Perhaps I should have said why I consider them to be great examples of promoters :)

 

Workington are making a very strong go of it in a serious rugby area. They are overcoming problems with stadium landlords, unearthing British talent, and have a well-used training track. On the track they produce competitive sides without seeming (one can never know, of course) to resort to chequebook speedway, and - the Steve Boxall incident aside - you rarely hear a bad word about the promotion.

 

Buxton are a totally different business model to Poole, that's true. But to do what they do, and come back, year after year, shows that they are getting things right.
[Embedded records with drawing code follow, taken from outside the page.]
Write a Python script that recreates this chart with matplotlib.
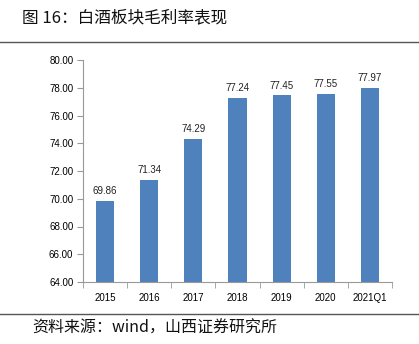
import numpy as np
import matplotlib
matplotlib.use("Agg")
import matplotlib.pyplot as plt
from matplotlib.lines import Line2D

plt.rcParams['font.family'] = ['Noto Sans CJK SC', 'DejaVu Sans']

categories = ['2015', '2016', '2017', '2018', '2019', '2020', '2021Q1']
margins = [69.86, 71.34, 74.29, 77.24, 77.45, 77.55, 77.97]
yticks = [64, 66, 68, 70, 72, 74, 76, 78, 80]

W, H = 419, 344
fig = plt.figure(figsize=(W / 100, H / 100), dpi=100)
ax = fig.add_axes([83 / W, (H - 282) / H, (392 - 83) / W, (282 - 60) / H])

x = np.arange(len(categories))
ax.bar(x, margins, width=0.41, color='#4F81BD', zorder=2)
for xi, v in zip(x, margins):
    ax.text(xi, v + 0.35, f'{v:.2f}', ha='center', va='bottom',
            fontsize=7, family='Liberation Sans', color='#222222')

ax.set_xlim(-0.5, len(categories) - 0.5)
ax.set_ylim(64, 80)
ax.set_yticks(yticks)
ax.set_yticklabels([f'{t:.2f}' for t in yticks], family='Liberation Sans', fontsize=7)
ax.set_xticks(x)
ax.set_xticklabels(categories, family='Liberation Sans', fontsize=7)
ax.set_xticks(np.arange(-0.5, len(categories)), minor=True)
ax.tick_params(axis='x', which='major', length=0, pad=8)
ax.tick_params(axis='x', which='minor', length=4, color='#999999')
ax.tick_params(axis='y', length=4, color='#999999', pad=3)

for s in ['top', 'right']:
    ax.spines[s].set_visible(False)
for s in ['left', 'bottom']:
    ax.spines[s].set_color('#999999')
    ax.spines[s].set_linewidth(0.8)

fig.text(22 / W, 1 - 18 / H, '图 16：白酒板块毛利率表现', fontsize=12,
         ha='left', va='center', color='#111111')
fig.text(32 / W, 1 - 328 / H, '资料来源：wind，山西证券研究所', fontsize=11.5,
         ha='left', va='center', color='#111111')

fig.add_artist(Line2D([0, 1], [1 - 42 / H, 1 - 42 / H], color='#555555', lw=1.0))
fig.add_artist(Line2D([0, 1], [1 - 314 / H, 1 - 314 / H], color='#555555', lw=1.0))

fig.savefig('out.png', dpi=100)
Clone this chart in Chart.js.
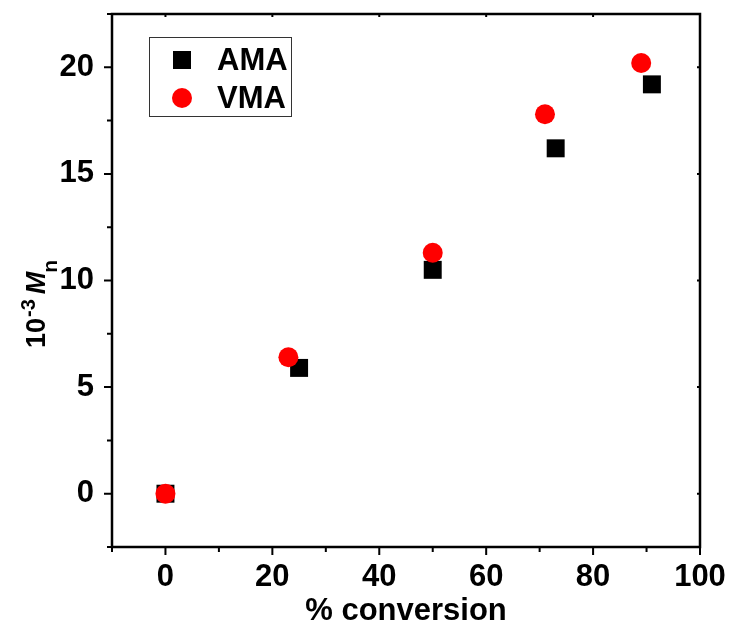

It can't be easy to promote a sport in deepest Derbyshire - Buxton Town and Leek Town are struggling year after year - but they seem to make it pay, and produce young British talent year after year, the likes of whom have gone on to make a difference for clubs as diverse as Kings Lynn, Workington, Swindon, Birmingham, and Belle Vue.

 

Rye House don't have a local football team to compete with - though the area is chock-full of Arsenal & Tottenham fans - and they are a well-established club, unlike the other two on the list. The Len Silver era has been a massive success, with title-winning sides assembled from riders brought through the Cobras ranks, and other top, young British talent. Rye House have probably done more for the current state of British talent (make of that what you will!) than any other club in the UK. Their success with youth has been rewarded with the staging of FIM events, something only a handful of tracks in the UK can boast over the last few years. And, once more, they keep bringing in the crowds for a non-Elite League product without reporting huge losses. This has to be down to the nous of the promoter, working miracles in a tough business.